Yes! That's partly to do with studying etiquette, but also, as always, with everybody rehearsing months in costume -- which I have to say if there was one major hassle in the film it was waiting for all those women to get into those bloody corsets, which takes forever. You realize why people had servants.

So many conventional period films seem to get the physicality wrong.

They don't wear corsets! They don't wear corsets! So they don't have the right silhouette. The question is, "How do you make something 'contemporary' -- i.e., for us?" My own feeling is that you don't succeed in doing that by compromising, because then it's neither one thing or the other. What we've tried to do is to say, "OK, let's really go for it." And then the texture comes alive and becomes as contemporary as anything. After all, if you could take a movie camera and get into a time machine and go back there and film the reality, it would be much more alive than anything that you would achieve by half-reconstructing it. I always think that film in some way should aspire to the condition of documentary. Which isn't to say you should try and make something like a documentary but merely that when you make a documentary, you never question that what you're filming exists in three dimensions or that whether you film it or not, it exists. Often I have all sorts of stuff which we don't film, but it's there. It helps give a kind of integrity to the bit you do film.

If you were able to travel back to D'Oyly Carte's theater in 1884 with a movie camera, you'd want to include matters that wouldn't be observed or spoken about in theater pieces of that era, including the intense preparations and gossip -- and the alcohol and drug use -- going on backstage.

If you're saying that the philosophy of what we choose to look at is very, very un-Victorian -- oh, absolutely. I don't quite know what sort of film it would be if you tried to tell the story from the parameters of these characters' perception. I mean, that would be, I suppose, a kind of spoof of Victorian drama. No, I am simply looking at them as people, according to the basic principles that we're born, and we die, and we get up in the morning and go to the lavatory, and that is what it's about, isn't it?

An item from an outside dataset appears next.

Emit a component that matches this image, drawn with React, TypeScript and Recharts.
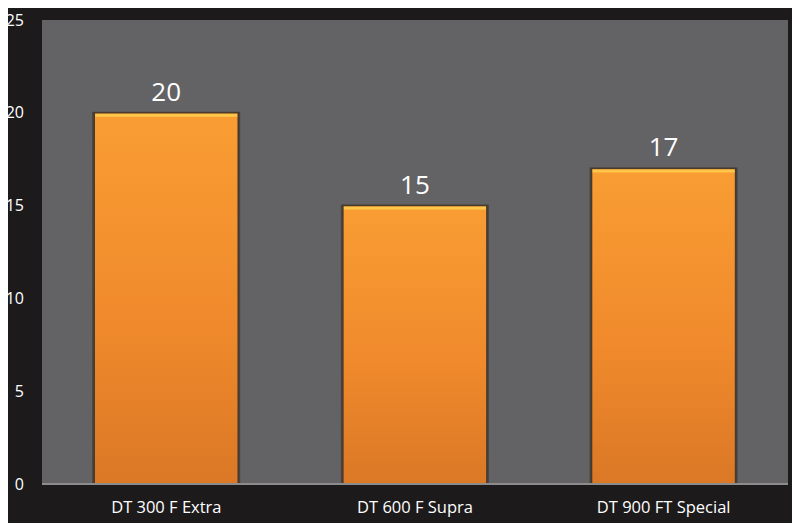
import { Bar, BarChart, CartesianGrid, LabelList, XAxis, YAxis } from "recharts";

const categories = ["DT 300 F Extra", "DT 600 F Supra", "DT 900 FT Special"];
const values = [20, 15, 17];
const yTicks = [0, 5, 10, 15, 20, 25];

const data = categories.map((name, i) => ({ name, value: values[i] }));

const FONT = "'Open Sans', sans-serif";

function OrangeBar(props: any) {
  const { x, y, width, height } = props;
  if (!height || height <= 0) return null;
  return (
    <g>
      <rect x={x - 2} y={y - 1} width={width + 4} height={height + 1} fill="#2e2a28" opacity={0.55} />
      <rect x={x} y={y} width={width} height={height} fill="url(#barFill)" stroke="#4a3a2c" strokeWidth={1.5} />
      <rect x={x + 1} y={y + 1} width={width - 2} height={3} fill="#fcc64a" />
    </g>
  );
}

export default function App() {
  return (
    <div style={{ margin: -8, width: 800, height: 531, background: "#1c1a1b" }}>
      <BarChart
        width={800}
        height={531}
        data={data}
        margin={{ top: 20, right: 12, left: 0, bottom: 0 }}
        barCategoryGap="21%"
      >
        <defs>
          <linearGradient id="barFill" x1="0" y1="0" x2="0" y2="1">
            <stop offset="0%" stopColor="#f99d33" />
            <stop offset="55%" stopColor="#f08a2c" />
            <stop offset="100%" stopColor="#db7826" />
          </linearGradient>
        </defs>
        <CartesianGrid fill="#636365" horizontal={false} vertical={false} stroke="none" />
        <XAxis
          dataKey="name"
          height={47}
          axisLine={{ stroke: "#8c8c8c", strokeWidth: 2 }}
          tickLine={false}
          tick={{ fill: "#ffffff", fontSize: 16.5, fontFamily: FONT }}
          tickMargin={11}
        />
        <YAxis
          width={42}
          domain={[0, 25]}
          ticks={yTicks}
          axisLine={false}
          tickLine={false}
          tick={{ fill: "#ffffff", fontSize: 16, fontFamily: FONT }}
          tickMargin={12}
        />
        <Bar dataKey="value" shape={<OrangeBar />} isAnimationActive={false}>
          <LabelList
            dataKey="value"
            position="top"
            offset={12}
            fill="#ffffff"
            fontSize={26}
            fontFamily={FONT}
          />
        </Bar>
      </BarChart>
    </div>
  );
}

From the start, you put the audience in a humorous quandary: We don't know how to figure Gilbert out. There's a wonderful incongruity between the humor he comes up with and --

And his dourness. I know, it's fascinating. To tell you the truth, that's the reason why I went to such lengths (and lengths we went!), both in preparation and in finishing the film, to imply something about his parents and his family. His mother and father were certainly as balmy as we suggest, which gives an implicit indication as to Gilbert's own personality.

He is dour, and paranoid, and dogged. But if you are as smart as Gilbert is, and you are doing things that are new, you may feel you have to doubt easy victories and trust only your own critical faculties. We see the acuity behind his craziness in the rehearsal scenes; to me they are the core of the movie.

You're making me think of something that I hadn't actually thought of until this moment. Of course, we present Gilbert as, in fact, a pioneer of directing; but what hadn't occurred to me, in so many words, until now, is that he has the quality of an archetypal director. That ability to be both involved and detached.